= Dirk Dirksen =

German music promoter (1937–2006)

Dirk Dirksen (August 25, 1937 – November 20, 2006) was a music promoter and emcee of the San Francisco punk rock clubs Mabuhay Gardens and On Broadway in the late 1970s and early 1980s. Dirksen was nicknamed the "Pope of Punk."

Dirksen was born in Braunschweig, Germany and immigrated to the US in 1948. He was a nephew of United States Senator Everett Dirksen. He served in the Army, briefly attended San Jose State University, and entered the entertainment business in the late 1950s, hosting a live television show called Rocket to Stardom. He then worked as a tour manager for several 1960s rock and soul acts. In 1974, he began to book acts at the Mabuhay Gardens in San Francisco's North Beach, and began booking local punk acts (The Nuns, The Sheets, Crime, Mary Monday, etc.) along with soon-to-be-famous national and international talent, such as Blondie, The Ramones, Devo, Black Flag, and The Dead Kennedys. From 1979 to 1982, he wrote and directed Amapola Presents Show, a weekly magazine–variety show on KEMO-TV, Channel 20. The show starred Filipina superstar Amapola with co-host Ness Aquino—Mabuhay Gardens' owner. Amapola Presents Show became Dirk Dirksen's showcase for local punk acts, local Bay Area bands and artists, and a group of Bay Area actors called "The Straight People." Dirksen gained some negative notoriety for allegedly ripping off SoCal punk rock bands Youth Brigade and Social Distortion while on their independent summer 1982 tour, and further taunting them by giving them rolls of pennies, as documented in the documentary Another State of Mind.

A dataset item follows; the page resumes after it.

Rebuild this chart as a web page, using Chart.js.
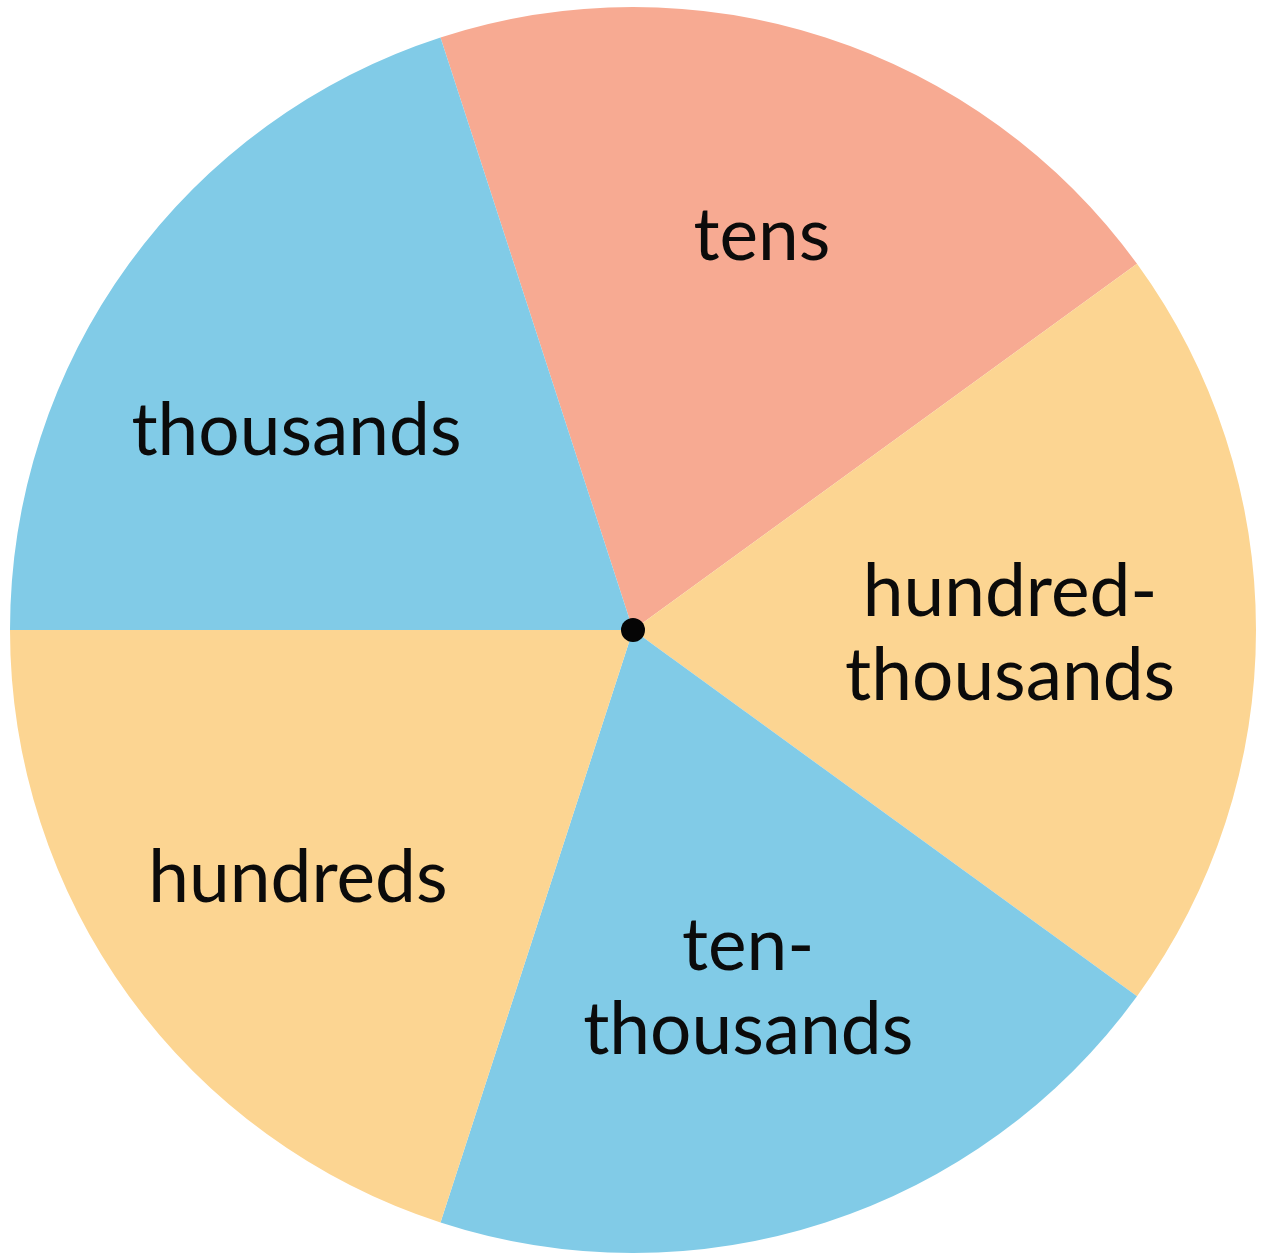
<!DOCTYPE html>
<html>
<head>
<meta charset="utf-8">
<script src="https://cdn.jsdelivr.net/npm/chart.js@4/dist/chart.umd.min.js"></script>
<style>
  html, body { margin: 0; padding: 0; background: #ffffff; }
  #wrap { width: 1266px; height: 1253px; }
</style>
</head>
<body>
<div id="wrap"><canvas id="c" width="1266" height="1253"></canvas></div>
<script>
// Sectors listed clockwise, starting at the tens sector
const categories = ['tens', 'hundred-thousands', 'ten-thousands', 'hundreds', 'thousands'];
const labelLines = [['tens'], ['hundred-', 'thousands'], ['ten-', 'thousands'], ['hundreds'], ['thousands']];
const values = [1, 1, 1, 1, 1];
const colors = ['#F7AA92', '#FCD592', '#81CBE7', '#FCD592', '#81CBE7'];

const labelPlugin = {
  id: 'spinnerLabels',
  afterDatasetsDraw(chart, args, opts) {
    const ctx = chart.ctx;
    const meta = chart.getDatasetMeta(0);
    ctx.save();
    ctx.fillStyle = opts.color;
    ctx.font = opts.font;
    ctx.textAlign = 'center';
    ctx.textBaseline = 'alphabetic';
    meta.data.forEach((arc, i) => {
      const p = opts.place[i];
      const mid = (arc.startAngle + arc.endAngle) / 2 + p.da * Math.PI / 180;
      const r = arc.outerRadius * p.frac;
      const ax = arc.x + r * Math.cos(mid);
      const ay = arc.y + r * Math.sin(mid);
      const lines = labelLines[i];
      const n = lines.length;
      lines.forEach((t, k) => {
        const y = ay + (k - (n - 1) / 2) * opts.lineHeight;
        ctx.fillText(t, ax, y);
      });
    });
    // centre pin
    const a0 = meta.data[0];
    ctx.beginPath();
    ctx.arc(a0.x, a0.y, opts.dotRadius, 0, Math.PI * 2);
    ctx.fillStyle = '#050505';
    ctx.fill();
    ctx.restore();
  }
};

new Chart(document.getElementById('c'), {
  type: 'pie',
  data: {
    labels: categories,
    datasets: [{
      data: values,
      backgroundColor: colors,
      borderWidth: 0,
      hoverOffset: 0
    }]
  },
  options: {
    responsive: false,
    animation: false,
    rotation: -18,
    layout: { padding: { top: 7, bottom: 0, left: 0, right: 0 } },
    plugins: {
      legend: { display: false },
      tooltip: { enabled: false },
      spinnerLabels: {
        color: '#0b0b0b',
        font: '400 73px Lato',
        lineHeight: 84,
        dotRadius: 12,
        place: [
          { frac: 0.629, da: 1.2 },
          { frac: 0.607, da: 4.2 },
          { frac: 0.640, da: 1.2 },
          { frac: 0.693, da: -3.1 },
          { frac: 0.609, da: -8.5 }
        ]
      }
    }
  },
  plugins: [labelPlugin]
});
</script>
</body>
</html>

After leaving the Mabuhay Gardens, he operated the On Broadway nightclub just upstairs from the Mabuhay. When the On Broadway was closed in 1984, Dirksen went into video production with his firm, Dirksen-Molloy Productions, which he owned with his domestic partner Damon Molloy.

Dirksen was also active with the organization H.E.A.R. (Hearing Education and Awareness for Rockers).

In April 2006, he hosted a Mabuhay reunion event at the Fillmore Auditorium, featuring members of the Dead Kennedys, The Mutants, Flipper, and The Contractions. Later that year, he died in his sleep of an apparent heart attack at age 69.

On November 12, 2008, an official measure was passed to rename Rowland Alley — on Broadway between Kearney and Montgomery — for him. In 2009, along with a street sign reading "Dirk Dirksen Place," a plaque was placed at 433 Broadway, the former site of the Mabuhay Gardens nightclub Dirksen once managed.